**PROBLEM TO SOLVE:** Make an exact copy of all the material below, apart from the pictures.

══ COLLECTED DATA ══

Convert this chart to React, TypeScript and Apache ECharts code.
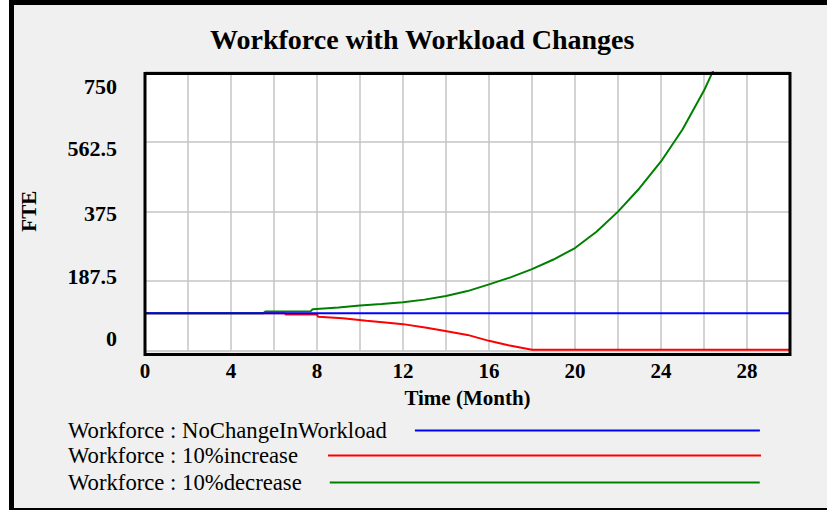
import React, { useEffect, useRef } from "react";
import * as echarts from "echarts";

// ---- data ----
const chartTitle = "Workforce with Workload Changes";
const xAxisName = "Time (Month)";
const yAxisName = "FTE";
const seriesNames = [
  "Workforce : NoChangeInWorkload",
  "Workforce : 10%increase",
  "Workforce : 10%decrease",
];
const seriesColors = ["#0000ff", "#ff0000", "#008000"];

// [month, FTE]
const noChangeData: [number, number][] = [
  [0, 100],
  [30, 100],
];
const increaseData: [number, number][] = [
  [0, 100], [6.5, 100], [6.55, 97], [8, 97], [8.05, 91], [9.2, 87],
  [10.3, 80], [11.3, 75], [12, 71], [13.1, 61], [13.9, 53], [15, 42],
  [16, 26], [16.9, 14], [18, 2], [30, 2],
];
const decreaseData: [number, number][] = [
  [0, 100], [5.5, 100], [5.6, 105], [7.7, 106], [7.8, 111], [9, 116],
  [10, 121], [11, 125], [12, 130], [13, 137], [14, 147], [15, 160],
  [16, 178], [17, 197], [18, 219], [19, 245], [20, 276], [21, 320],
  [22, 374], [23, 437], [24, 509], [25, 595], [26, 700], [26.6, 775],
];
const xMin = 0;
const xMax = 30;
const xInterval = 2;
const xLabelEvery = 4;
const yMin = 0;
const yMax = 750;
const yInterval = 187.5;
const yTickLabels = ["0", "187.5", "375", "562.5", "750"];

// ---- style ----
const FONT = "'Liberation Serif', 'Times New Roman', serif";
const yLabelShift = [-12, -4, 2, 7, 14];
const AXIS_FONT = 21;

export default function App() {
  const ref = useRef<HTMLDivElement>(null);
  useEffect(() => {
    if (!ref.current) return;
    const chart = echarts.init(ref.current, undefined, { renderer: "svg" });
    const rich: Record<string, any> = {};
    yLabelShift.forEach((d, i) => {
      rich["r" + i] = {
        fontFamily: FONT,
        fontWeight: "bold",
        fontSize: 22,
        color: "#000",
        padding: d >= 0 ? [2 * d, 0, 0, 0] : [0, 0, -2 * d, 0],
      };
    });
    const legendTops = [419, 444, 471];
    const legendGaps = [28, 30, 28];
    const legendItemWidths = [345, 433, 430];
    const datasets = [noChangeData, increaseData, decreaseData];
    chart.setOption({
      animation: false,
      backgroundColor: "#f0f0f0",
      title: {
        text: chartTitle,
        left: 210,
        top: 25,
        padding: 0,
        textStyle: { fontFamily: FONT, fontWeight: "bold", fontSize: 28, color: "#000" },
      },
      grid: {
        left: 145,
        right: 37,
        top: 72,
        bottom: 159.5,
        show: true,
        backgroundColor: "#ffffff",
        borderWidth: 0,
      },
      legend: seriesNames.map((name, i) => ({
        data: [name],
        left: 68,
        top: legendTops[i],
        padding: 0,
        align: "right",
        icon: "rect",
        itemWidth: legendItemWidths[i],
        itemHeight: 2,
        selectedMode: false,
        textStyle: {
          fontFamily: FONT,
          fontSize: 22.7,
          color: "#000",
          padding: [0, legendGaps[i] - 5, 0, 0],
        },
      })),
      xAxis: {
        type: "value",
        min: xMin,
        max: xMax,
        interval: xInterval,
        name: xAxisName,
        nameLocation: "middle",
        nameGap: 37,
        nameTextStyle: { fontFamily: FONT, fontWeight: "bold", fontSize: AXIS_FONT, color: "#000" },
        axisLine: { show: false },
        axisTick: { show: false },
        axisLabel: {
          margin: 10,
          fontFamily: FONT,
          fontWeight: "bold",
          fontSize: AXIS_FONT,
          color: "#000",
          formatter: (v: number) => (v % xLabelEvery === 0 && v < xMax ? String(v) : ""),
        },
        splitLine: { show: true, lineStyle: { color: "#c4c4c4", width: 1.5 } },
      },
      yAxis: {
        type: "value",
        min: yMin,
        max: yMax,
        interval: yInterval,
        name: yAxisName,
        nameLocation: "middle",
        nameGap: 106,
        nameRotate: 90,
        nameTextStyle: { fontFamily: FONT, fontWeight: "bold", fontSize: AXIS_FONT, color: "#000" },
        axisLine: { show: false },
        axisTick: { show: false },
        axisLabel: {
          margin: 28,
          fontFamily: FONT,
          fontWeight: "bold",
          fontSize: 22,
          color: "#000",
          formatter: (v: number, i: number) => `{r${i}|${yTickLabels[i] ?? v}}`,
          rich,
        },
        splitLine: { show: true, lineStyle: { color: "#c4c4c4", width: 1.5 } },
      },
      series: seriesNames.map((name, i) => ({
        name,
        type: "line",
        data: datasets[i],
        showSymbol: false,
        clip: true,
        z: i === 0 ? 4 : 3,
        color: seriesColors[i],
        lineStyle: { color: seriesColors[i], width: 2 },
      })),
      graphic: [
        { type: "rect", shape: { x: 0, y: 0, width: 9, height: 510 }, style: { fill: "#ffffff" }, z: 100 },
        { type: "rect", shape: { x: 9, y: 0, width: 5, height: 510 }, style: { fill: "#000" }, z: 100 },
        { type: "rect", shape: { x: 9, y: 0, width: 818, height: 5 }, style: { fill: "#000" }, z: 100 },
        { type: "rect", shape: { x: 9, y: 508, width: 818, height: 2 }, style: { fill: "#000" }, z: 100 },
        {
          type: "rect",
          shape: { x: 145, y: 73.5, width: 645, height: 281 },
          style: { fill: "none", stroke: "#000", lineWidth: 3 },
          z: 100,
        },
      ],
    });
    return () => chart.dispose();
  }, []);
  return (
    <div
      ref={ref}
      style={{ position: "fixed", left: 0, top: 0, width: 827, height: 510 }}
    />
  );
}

═══

**IN RESPONSE:**
Convert this chart to React, TypeScript and Apache ECharts code.
import React, { useEffect, useRef } from "react";
import * as echarts from "echarts";

// ---- data ----
const chartTitle = "Workforce with Workload Changes";
const xAxisName = "Time (Month)";
const yAxisName = "FTE";
const seriesNames = [
  "Workforce : NoChangeInWorkload",
  "Workforce : 10%increase",
  "Workforce : 10%decrease",
];
const seriesColors = ["#0000ff", "#ff0000", "#008000"];

// [month, FTE]
const noChangeData: [number, number][] = [
  [0, 100],
  [30, 100],
];
const increaseData: [number, number][] = [
  [0, 100], [6.5, 100], [6.55, 97], [8, 97], [8.05, 91], [9.2, 87],
  [10.3, 80], [11.3, 75], [12, 71], [13.1, 61], [13.9, 53], [15, 42],
  [16, 26], [16.9, 14], [18, 2], [30, 2],
];
const decreaseData: [number, number][] = [
  [0, 100], [5.5, 100], [5.6, 105], [7.7, 106], [7.8, 111], [9, 116],
  [10, 121], [11, 125], [12, 130], [13, 137], [14, 147], [15, 160],
  [16, 178], [17, 197], [18, 219], [19, 245], [20, 276], [21, 320],
  [22, 374], [23, 437], [24, 509], [25, 595], [26, 700], [26.6, 775],
];
const xMin = 0;
const xMax = 30;
const xInterval = 2;
const xLabelEvery = 4;
const yMin = 0;
const yMax = 750;
const yInterval = 187.5;
const yTickLabels = ["0", "187.5", "375", "562.5", "750"];

// ---- style ----
const FONT = "'Liberation Serif', 'Times New Roman', serif";
const yLabelShift = [-12, -4, 2, 7, 14];
const AXIS_FONT = 21;

export default function App() {
  const ref = useRef<HTMLDivElement>(null);
  useEffect(() => {
    if (!ref.current) return;
    const chart = echarts.init(ref.current, undefined, { renderer: "svg" });
    const rich: Record<string, any> = {};
    yLabelShift.forEach((d, i) => {
      rich["r" + i] = {
        fontFamily: FONT,
        fontWeight: "bold",
        fontSize: 22,
        color: "#000",
        padding: d >= 0 ? [2 * d, 0, 0, 0] : [0, 0, -2 * d, 0],
      };
    });
    const legendTops = [419, 444, 471];
    const legendGaps = [28, 30, 28];
    const legendItemWidths = [345, 433, 430];
    const datasets = [noChangeData, increaseData, decreaseData];
    chart.setOption({
      animation: false,
      backgroundColor: "#f0f0f0",
      title: {
        text: chartTitle,
        left: 210,
        top: 25,
        padding: 0,
        textStyle: { fontFamily: FONT, fontWeight: "bold", fontSize: 28, color: "#000" },
      },
      grid: {
        left: 145,
        right: 37,
        top: 72,
        bottom: 159.5,
        show: true,
        backgroundColor: "#ffffff",
        borderWidth: 0,
      },
      legend: seriesNames.map((name, i) => ({
        data: [name],
        left: 68,
        top: legendTops[i],
        padding: 0,
        align: "right",
        icon: "rect",
        itemWidth: legendItemWidths[i],
        itemHeight: 2,
        selectedMode: false,
        textStyle: {
          fontFamily: FONT,
          fontSize: 22.7,
          color: "#000",
          padding: [0, legendGaps[i] - 5, 0, 0],
        },
      })),
      xAxis: {
        type: "value",
        min: xMin,
        max: xMax,
        interval: xInterval,
        name: xAxisName,
        nameLocation: "middle",
        nameGap: 37,
        nameTextStyle: { fontFamily: FONT, fontWeight: "bold", fontSize: AXIS_FONT, color: "#000" },
        axisLine: { show: false },
        axisTick: { show: false },
        axisLabel: {
          margin: 10,
          fontFamily: FONT,
          fontWeight: "bold",
          fontSize: AXIS_FONT,
          color: "#000",
          formatter: (v: number) => (v % xLabelEvery === 0 && v < xMax ? String(v) : ""),
        },
        splitLine: { show: true, lineStyle: { color: "#c4c4c4", width: 1.5 } },
      },
      yAxis: {
        type: "value",
        min: yMin,
        max: yMax,
        interval: yInterval,
        name: yAxisName,
        nameLocation: "middle",
        nameGap: 106,
        nameRotate: 90,
        nameTextStyle: { fontFamily: FONT, fontWeight: "bold", fontSize: AXIS_FONT, color: "#000" },
        axisLine: { show: false },
        axisTick: { show: false },
        axisLabel: {
          margin: 28,
          fontFamily: FONT,
          fontWeight: "bold",
          fontSize: 22,
          color: "#000",
          formatter: (v: number, i: number) => `{r${i}|${yTickLabels[i] ?? v}}`,
          rich,
        },
        splitLine: { show: true, lineStyle: { color: "#c4c4c4", width: 1.5 } },
      },
      series: seriesNames.map((name, i) => ({
        name,
        type: "line",
        data: datasets[i],
        showSymbol: false,
        clip: true,
        z: i === 0 ? 4 : 3,
        color: seriesColors[i],
        lineStyle: { color: seriesColors[i], width: 2 },
      })),
      graphic: [
        { type: "rect", shape: { x: 0, y: 0, width: 9, height: 510 }, style: { fill: "#ffffff" }, z: 100 },
        { type: "rect", shape: { x: 9, y: 0, width: 5, height: 510 }, style: { fill: "#000" }, z: 100 },
        { type: "rect", shape: { x: 9, y: 0, width: 818, height: 5 }, style: { fill: "#000" }, z: 100 },
        { type: "rect", shape: { x: 9, y: 508, width: 818, height: 2 }, style: { fill: "#000" }, z: 100 },
        {
          type: "rect",
          shape: { x: 145, y: 73.5, width: 645, height: 281 },
          style: { fill: "none", stroke: "#000", lineWidth: 3 },
          z: 100,
        },
      ],
    });
    return () => chart.dispose();
  }, []);
  return (
    <div
      ref={ref}
      style={{ position: "fixed", left: 0, top: 0, width: 827, height: 510 }}
    />
  );
}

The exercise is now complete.